• Exercise prompt: Leave the pictures out and write out exactly the lines from the top of the entries through the line containing "underlined = []".

• Entries with chart source code:
═══
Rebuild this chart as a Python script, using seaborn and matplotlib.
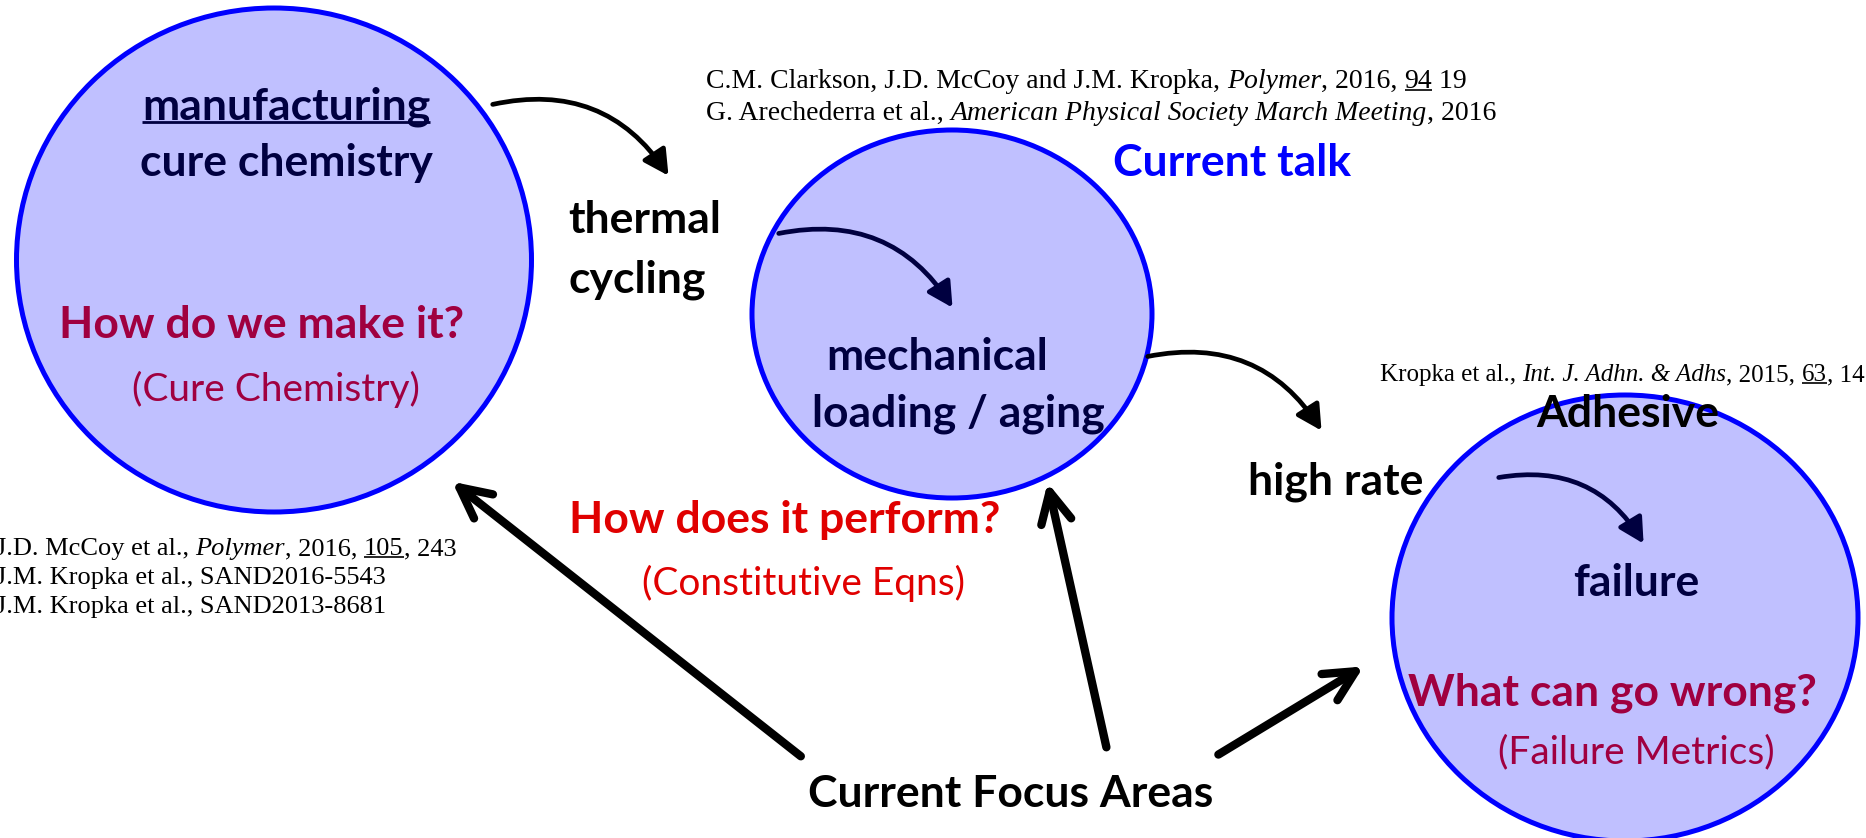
import matplotlib.pyplot as plt
import seaborn as sns
from matplotlib.patches import Ellipse, FancyArrowPatch

# ---- content ----
left_lines = ['manufacturing', 'cure chemistry']
left_question = ['How do we make it?', '(Cure Chemistry)']
mid_lines = ['mechanical', 'loading / aging']
mid_question = ['How does it perform?', '(Constitutive Eqns)']
right_lines = ['Adhesive', 'failure']
right_question = ['What can go wrong?', '(Failure Metrics)']
transition_labels = ['thermal', 'cycling', 'high rate']
talk_label = 'Current talk'
focus_label = 'Current Focus Areas'

# reference lines: (text, italic, underline)
ref_mid = [
    [('C.M. Clarkson, J.D. McCoy and J.M. Kropka, ', 0, 0), ('Polymer', 1, 0),
     (', 2016, ', 0, 0), ('94', 0, 1), (' 19', 0, 0)],
    [('G. Arechederra et al., ', 0, 0), ('American Physical Society March Meeting', 1, 0),
     (', 2016', 0, 0)],
]
ref_right = [
    [('Kropka et al., ', 0, 0), ('Int. J. Adhn. & Adhs', 1, 0), (', 2015, ', 0, 0),
     ('63', 0, 1), (', 14', 0, 0)],
]
ref_left = [
    [('J.D. McCoy et al., ', 0, 0), ('Polymer', 1, 0), (', 2016, ', 0, 0),
     ('105', 0, 1), (', 243', 0, 0)],
    [('J.M. Kropka et al., SAND2016-5543', 0, 0)],
    [('J.M. Kropka et al., SAND2013-8681', 0, 0)],
]

NAVY = '#000040'
CRIMSON = '#A00040'
RED = '#E00000'
FILL = '#C0C0FF'
EDGE = '#0000FF'

sns.set_theme(style='white')
plt.rcParams['font.family'] = ['Lato', 'DejaVu Sans']

fig = plt.figure(figsize=(18.66, 8.38), dpi=100)
ax = fig.add_axes([0, 0, 1, 1])
ax.set_xlim(0, 1866)
ax.set_ylim(838, 0)
ax.axis('off')

# ---- circles ----
for (cx, cy, w, h) in [(274, 260, 515, 504), (952, 314, 400, 368), (1625, 618, 466, 446)]:
    ax.add_patch(Ellipse((cx, cy), w, h, facecolor=FILL, edgecolor=EDGE, lw=3.6, zorder=1))

underlined = []

big = 32
small = 28
t = ax.text(286, 107, left_lines[0], ha='center', va='center', fontsize=big,
            fontweight='bold', color=NAVY, zorder=3)
underlined.append((t, NAVY, 2.0))
ax.text(286, 163, left_lines[1], ha='center', va='center', fontsize=big,
        fontweight='bold', color=NAVY, zorder=3)
ax.text(262, 325, left_question[0], ha='center', va='center', fontsize=big,
        fontweight='bold', color=CRIMSON, zorder=3)
ax.text(276, 389, left_question[1], ha='center', va='center', fontsize=small,
        color=CRIMSON, zorder=3)

ax.text(568, 220, transition_labels[0], ha='left', va='center', fontsize=big,
        fontweight='bold', color='black')
ax.text(568, 280, transition_labels[1], ha='left', va='center', fontsize=big,
        fontweight='bold', color='black')
ax.text(1336, 482, transition_labels[2], ha='center', va='center', fontsize=big,
        fontweight='bold', color='black')

ax.text(1113, 163, talk_label, ha='left', va='center', fontsize=big,
        fontweight='bold', color=EDGE)

ax.text(937, 357, mid_lines[0], ha='center', va='center', fontsize=big,
        fontweight='bold', color=NAVY, zorder=3)
ax.text(958, 414, mid_lines[1], ha='center', va='center', fontsize=big,
        fontweight='bold', color=NAVY, zorder=3)
ax.text(785, 520, mid_question[0], ha='center', va='center', fontsize=big,
        fontweight='bold', color=RED)
ax.text(803, 583, mid_question[1], ha='center', va='center', fontsize=small, color=RED)

ax.text(1628, 414, right_lines[0], ha='center', va='center', fontsize=big,
        fontweight='bold', color='black', zorder=3)
ax.text(1636, 583, right_lines[1], ha='center', va='center', fontsize=big,
        fontweight='bold', color=NAVY, zorder=3)
ax.text(1612, 693, right_question[0], ha='center', va='center', fontsize=big,
        fontweight='bold', color=CRIMSON, zorder=3)
ax.text(1636, 752, right_question[1], ha='center', va='center', fontsize=small,
        color=CRIMSON, zorder=3)

ax.text(1011, 794, focus_label, ha='center', va='center', fontsize=big,
        fontweight='bold', color='black')


# ---- references in serif, built piece by piece ----
def ref_line(x, y, parts, size=19):
    prev = None
    for text, ital, ul in parts:
        kw = dict(fontsize=size, family='Liberation Serif', color='black',
                  style='italic' if ital else 'normal', zorder=3)
        if prev is None:
            prev = ax.text(x, y, text, ha='left', va='baseline', **kw)
        else:
            prev = ax.annotate(text, xy=(1, 0), xycoords=prev, ha='left', va='bottom', **kw)
        if ul:
            underlined.append((prev, 'black', 1.2))


for i, parts in enumerate(ref_mid):
    ref_line(706, 88 + 32 * i, parts, size=20)
for i, parts in enumerate(ref_right):
    ref_line(1380, 381, parts, size=18)
for i, parts in enumerate(ref_left):
    ref_line(-4, 555 + 29 * i, parts, size=19)


# ---- arrows ----
def curved(p0, p1, color, rad=-0.35):
    ax.add_patch(FancyArrowPatch(p0, p1, connectionstyle=f'arc3,rad={rad}',
                                 arrowstyle='-|>,head_length=0.75,head_width=0.4',
                                 mutation_scale=20, lw=3.4, color=color, zorder=4))


curved((490, 105), (670, 178), 'black')
curved((776, 234), (954, 310), NAVY)
curved((1145, 357), (1323, 433), 'black')
curved((1496, 478), (1645, 546), NAVY)


def straight(p0, p1):
    ax.add_patch(FancyArrowPatch(p0, p1, arrowstyle='->,head_length=1.1,head_width=0.55',
                                 mutation_scale=20, lw=6, color='black',
                                 capstyle='round', joinstyle='round', zorder=4))


straight((803, 758), (450, 480))
straight((1107, 750), (1047, 480))
straight((1216, 756), (1366, 665))

# underline the marked pieces using their drawn extents
fig.canvas.draw()
renderer = fig.canvas.get_renderer()
inv = ax.transData.inverted()
for txt, col, lw in underlined:
    bb = txt.get_window_extent(renderer)
    yb = bb.y0 + 0.14 * bb.height
    (xa, ya), (xb, yb2) = inv.transform([(bb.x0, yb), (bb.x1, yb)])
    ax.plot([xa, xb], [ya, yb2], color=col, lw=lw, solid_capstyle='butt', zorder=3)

fig.savefig('out.png', dpi=100)
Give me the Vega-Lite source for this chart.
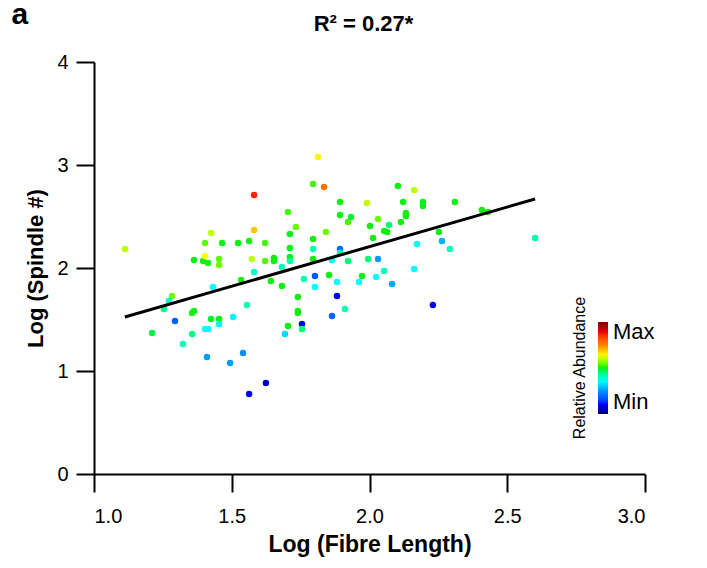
{
  "$schema": "https://vega.github.io/schema/vega-lite/v6.json",
  "width": 551,
  "height": 412,
  "autosize": {"type": "none"},
  "padding": {"left": 94, "top": 62, "right": 62, "bottom": 94},
  "background": "white",
  "title": {"text": "R² = 0.27*", "font": "Liberation Sans", "fontSize": 22, "fontWeight": "bold", "color": "black", "anchor": "middle", "frame": "group", "offset": -37, "dx": -6},
  "config": {
    "view": {"stroke": null},
    "axis": {"domainColor": "black", "domainWidth": 2, "tickColor": "black", "tickWidth": 2, "tickSize": 18, "labelFont": "Liberation Sans", "labelFontSize": 20, "labelColor": "black", "titleFont": "Liberation Sans", "titleFontSize": 22, "titleFontWeight": "bold", "titleColor": "black", "grid": false, "labelPadding": 8}
  },
  "datasets": {
    "points": [
      {"fibre":1.113,"spindle":2.184,"abundance":0.6},
      {"fibre":1.581,"spindle":2.709,"abundance":0.86},
      {"fibre":1.425,"spindle":2.340,"abundance":0.6},
      {"fibre":1.581,"spindle":2.369,"abundance":0.69},
      {"fibre":1.403,"spindle":2.243,"abundance":0.54},
      {"fibre":1.465,"spindle":2.243,"abundance":0.5},
      {"fibre":1.523,"spindle":2.243,"abundance":0.5},
      {"fibre":1.563,"spindle":2.262,"abundance":0.5},
      {"fibre":1.621,"spindle":2.243,"abundance":0.52},
      {"fibre":1.363,"spindle":2.078,"abundance":0.5},
      {"fibre":1.396,"spindle":2.068,"abundance":0.5},
      {"fibre":1.414,"spindle":2.049,"abundance":0.5},
      {"fibre":1.403,"spindle":2.117,"abundance":0.64},
      {"fibre":1.454,"spindle":2.087,"abundance":0.54},
      {"fibre":1.454,"spindle":2.029,"abundance":0.55},
      {"fibre":1.573,"spindle":2.087,"abundance":0.6},
      {"fibre":1.621,"spindle":2.068,"abundance":0.53},
      {"fibre":1.653,"spindle":2.097,"abundance":0.5},
      {"fibre":1.653,"spindle":2.068,"abundance":0.5},
      {"fibre":1.581,"spindle":1.961,"abundance":0.4},
      {"fibre":1.534,"spindle":1.883,"abundance":0.5},
      {"fibre":1.642,"spindle":1.874,"abundance":0.5},
      {"fibre":1.682,"spindle":1.825,"abundance":0.5},
      {"fibre":1.432,"spindle":1.816,"abundance":0.36},
      {"fibre":1.283,"spindle":1.728,"abundance":0.55},
      {"fibre":1.272,"spindle":1.680,"abundance":0.4},
      {"fibre":1.254,"spindle":1.602,"abundance":0.44},
      {"fibre":1.294,"spindle":1.485,"abundance":0.18},
      {"fibre":1.211,"spindle":1.369,"abundance":0.48},
      {"fibre":1.356,"spindle":1.563,"abundance":0.5},
      {"fibre":1.363,"spindle":1.583,"abundance":0.5},
      {"fibre":1.425,"spindle":1.505,"abundance":0.49},
      {"fibre":1.454,"spindle":1.505,"abundance":0.5},
      {"fibre":1.454,"spindle":1.456,"abundance":0.35},
      {"fibre":1.505,"spindle":1.524,"abundance":0.35},
      {"fibre":1.555,"spindle":1.641,"abundance":0.41},
      {"fibre":1.403,"spindle":1.408,"abundance":0.36},
      {"fibre":1.414,"spindle":1.408,"abundance":0.36},
      {"fibre":1.356,"spindle":1.359,"abundance":0.44},
      {"fibre":1.323,"spindle":1.262,"abundance":0.41},
      {"fibre":1.410,"spindle":1.136,"abundance":0.26},
      {"fibre":1.494,"spindle":1.078,"abundance":0.26},
      {"fibre":1.541,"spindle":1.175,"abundance":0.25},
      {"fibre":1.624,"spindle":0.883,"abundance":0.06},
      {"fibre":1.563,"spindle":0.777,"abundance":0.11},
      {"fibre":1.704,"spindle":2.544,"abundance":0.52},
      {"fibre":1.813,"spindle":3.078,"abundance":0.65},
      {"fibre":1.795,"spindle":2.816,"abundance":0.52},
      {"fibre":1.835,"spindle":2.786,"abundance":0.77},
      {"fibre":2.103,"spindle":2.796,"abundance":0.5},
      {"fibre":2.162,"spindle":2.757,"abundance":0.6},
      {"fibre":1.893,"spindle":2.641,"abundance":0.5},
      {"fibre":1.991,"spindle":2.631,"abundance":0.6},
      {"fibre":2.122,"spindle":2.641,"abundance":0.5},
      {"fibre":2.132,"spindle":2.534,"abundance":0.5},
      {"fibre":2.132,"spindle":2.505,"abundance":0.5},
      {"fibre":1.893,"spindle":2.515,"abundance":0.5},
      {"fibre":1.933,"spindle":2.495,"abundance":0.49},
      {"fibre":1.922,"spindle":2.447,"abundance":0.52},
      {"fibre":1.733,"spindle":2.398,"abundance":0.55},
      {"fibre":2.031,"spindle":2.476,"abundance":0.55},
      {"fibre":2.114,"spindle":2.447,"abundance":0.5},
      {"fibre":1.842,"spindle":2.350,"abundance":0.55},
      {"fibre":1.711,"spindle":2.330,"abundance":0.5},
      {"fibre":2.002,"spindle":2.408,"abundance":0.5},
      {"fibre":2.053,"spindle":2.359,"abundance":0.5},
      {"fibre":2.064,"spindle":2.350,"abundance":0.5},
      {"fibre":2.071,"spindle":2.417,"abundance":0.45},
      {"fibre":2.013,"spindle":2.291,"abundance":0.5},
      {"fibre":1.795,"spindle":2.282,"abundance":0.5},
      {"fibre":1.711,"spindle":2.194,"abundance":0.5},
      {"fibre":1.795,"spindle":2.184,"abundance":0.41},
      {"fibre":1.893,"spindle":2.184,"abundance":0.2},
      {"fibre":1.893,"spindle":2.146,"abundance":0.41},
      {"fibre":2.172,"spindle":2.233,"abundance":0.36},
      {"fibre":1.711,"spindle":2.107,"abundance":0.5},
      {"fibre":1.711,"spindle":2.068,"abundance":0.42},
      {"fibre":1.795,"spindle":2.087,"abundance":0.5},
      {"fibre":1.864,"spindle":2.078,"abundance":0.36},
      {"fibre":1.922,"spindle":2.068,"abundance":0.45},
      {"fibre":1.995,"spindle":2.087,"abundance":0.45},
      {"fibre":2.031,"spindle":2.087,"abundance":0.26},
      {"fibre":1.682,"spindle":2.010,"abundance":0.41},
      {"fibre":2.053,"spindle":1.971,"abundance":0.41},
      {"fibre":2.162,"spindle":1.990,"abundance":0.36},
      {"fibre":1.802,"spindle":1.922,"abundance":0.17},
      {"fibre":1.853,"spindle":1.932,"abundance":0.5},
      {"fibre":1.973,"spindle":1.922,"abundance":0.5},
      {"fibre":1.762,"spindle":1.893,"abundance":0.41},
      {"fibre":2.024,"spindle":1.913,"abundance":0.36},
      {"fibre":1.802,"spindle":1.816,"abundance":0.36},
      {"fibre":1.882,"spindle":1.864,"abundance":0.36},
      {"fibre":1.962,"spindle":1.864,"abundance":0.36},
      {"fibre":2.082,"spindle":1.845,"abundance":0.27},
      {"fibre":1.740,"spindle":1.718,"abundance":0.5},
      {"fibre":1.882,"spindle":1.728,"abundance":0.1},
      {"fibre":1.911,"spindle":1.602,"abundance":0.41},
      {"fibre":1.740,"spindle":1.583,"abundance":0.5},
      {"fibre":1.740,"spindle":1.563,"abundance":0.5},
      {"fibre":1.864,"spindle":1.534,"abundance":0.18},
      {"fibre":1.704,"spindle":1.437,"abundance":0.5},
      {"fibre":1.755,"spindle":1.456,"abundance":0.1},
      {"fibre":1.755,"spindle":1.408,"abundance":0.45},
      {"fibre":1.693,"spindle":1.359,"abundance":0.32},
      {"fibre":2.230,"spindle":1.641,"abundance":0.1},
      {"fibre":2.252,"spindle":2.350,"abundance":0.5},
      {"fibre":2.263,"spindle":2.262,"abundance":0.28},
      {"fibre":2.292,"spindle":2.184,"abundance":0.41},
      {"fibre":2.408,"spindle":2.563,"abundance":0.5},
      {"fibre":2.430,"spindle":2.544,"abundance":0.5},
      {"fibre":2.601,"spindle":2.291,"abundance":0.42},
      {"fibre":2.310,"spindle":2.641,"abundance":0.5},
      {"fibre":2.194,"spindle":2.641,"abundance":0.5},
      {"fibre":2.194,"spindle":2.602,"abundance":0.5}
    ],
    "fit": [
      {"fibre":1.112,"spindle":1.524},
      {"fibre":2.601,"spindle":2.670}
    ]
  },
  "layer": [
    {
      "data": {"name": "points"},
      "mark": {"type": "circle", "size": 42, "opacity": 1},
      "encoding": {
        "x": {"field": "fibre", "type": "quantitative", "scale": {"domain": [1, 3], "nice": false, "zero": false},
              "axis": {"values": [1, 1.5, 2, 2.5, 3], "format": ".1f", "title": "Log (Fibre Length)", "titlePadding": 7, "labelPadding": 14, "titleFontSize": 23}},
        "y": {"field": "spindle", "type": "quantitative", "scale": {"domain": [0, 4], "nice": false, "zero": false},
              "axis": {"values": [0, 1, 2, 3, 4], "format": "d", "title": "Log (Spindle #)", "titlePadding": 9}},
        "color": {"field": "abundance", "type": "quantitative",
          "scale": {"domain": [0, 0.11, 0.25, 0.36, 0.43, 0.5, 0.57, 0.64, 0.75, 0.87, 1],
                    "range": ["#00007f", "#0000ff", "#0090ff", "#00ffff", "#00ff90", "#10f010", "#80ff00", "#ffff00", "#ff8000", "#ff0000", "#7f0000"]},
          "legend": {"orient": "none", "legendX": 478, "legendY": 260, "direction": "vertical", "type": "gradient",
                     "values": [0, 1], "labelExpr": "datum.value > 0.5 ? 'Max' : 'Min'",
                     "gradientLength": 92, "gradientThickness": 10, "gradientStrokeWidth": 0,
                     "labelFont": "Liberation Sans", "labelFontSize": 22, "labelColor": "black", "labelOffset": 5,
                     "title": "Relative Abundance", "titleOrient": "left", "titleAngle": 270, "titleAnchor": "middle",
                     "titleFont": "Liberation Sans", "titleFontSize": 16, "titleFontWeight": "normal", "titleColor": "black", "titlePadding": 9}}
      }
    },
    {
      "data": {"name": "fit"},
      "mark": {"type": "line", "color": "black", "strokeWidth": 3},
      "encoding": {
        "x": {"field": "fibre", "type": "quantitative",
              "axis": {"orient": "top", "domain": false, "ticks": false, "labels": false, "title": "a",
                       "titleFontSize": 30, "titleX": -83, "titleY": -39, "titleAlign": "left", "titleBaseline": "alphabetic", "titleAngle": 0}},
        "y": {"field": "spindle", "type": "quantitative"}
      }
    }
  ],
  "resolve": {"axis": {"x": "independent"}}
}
═══
• The answer:
Rebuild this chart as a Python script, using seaborn and matplotlib.
import matplotlib.pyplot as plt
import seaborn as sns
from matplotlib.patches import Ellipse, FancyArrowPatch

# ---- content ----
left_lines = ['manufacturing', 'cure chemistry']
left_question = ['How do we make it?', '(Cure Chemistry)']
mid_lines = ['mechanical', 'loading / aging']
mid_question = ['How does it perform?', '(Constitutive Eqns)']
right_lines = ['Adhesive', 'failure']
right_question = ['What can go wrong?', '(Failure Metrics)']
transition_labels = ['thermal', 'cycling', 'high rate']
talk_label = 'Current talk'
focus_label = 'Current Focus Areas'

# reference lines: (text, italic, underline)
ref_mid = [
    [('C.M. Clarkson, J.D. McCoy and J.M. Kropka, ', 0, 0), ('Polymer', 1, 0),
     (', 2016, ', 0, 0), ('94', 0, 1), (' 19', 0, 0)],
    [('G. Arechederra et al., ', 0, 0), ('American Physical Society March Meeting', 1, 0),
     (', 2016', 0, 0)],
]
ref_right = [
    [('Kropka et al., ', 0, 0), ('Int. J. Adhn. & Adhs', 1, 0), (', 2015, ', 0, 0),
     ('63', 0, 1), (', 14', 0, 0)],
]
ref_left = [
    [('J.D. McCoy et al., ', 0, 0), ('Polymer', 1, 0), (', 2016, ', 0, 0),
     ('105', 0, 1), (', 243', 0, 0)],
    [('J.M. Kropka et al., SAND2016-5543', 0, 0)],
    [('J.M. Kropka et al., SAND2013-8681', 0, 0)],
]

NAVY = '#000040'
CRIMSON = '#A00040'
RED = '#E00000'
FILL = '#C0C0FF'
EDGE = '#0000FF'

sns.set_theme(style='white')
plt.rcParams['font.family'] = ['Lato', 'DejaVu Sans']

fig = plt.figure(figsize=(18.66, 8.38), dpi=100)
ax = fig.add_axes([0, 0, 1, 1])
ax.set_xlim(0, 1866)
ax.set_ylim(838, 0)
ax.axis('off')

# ---- circles ----
for (cx, cy, w, h) in [(274, 260, 515, 504), (952, 314, 400, 368), (1625, 618, 466, 446)]:
    ax.add_patch(Ellipse((cx, cy), w, h, facecolor=FILL, edgecolor=EDGE, lw=3.6, zorder=1))

underlined = []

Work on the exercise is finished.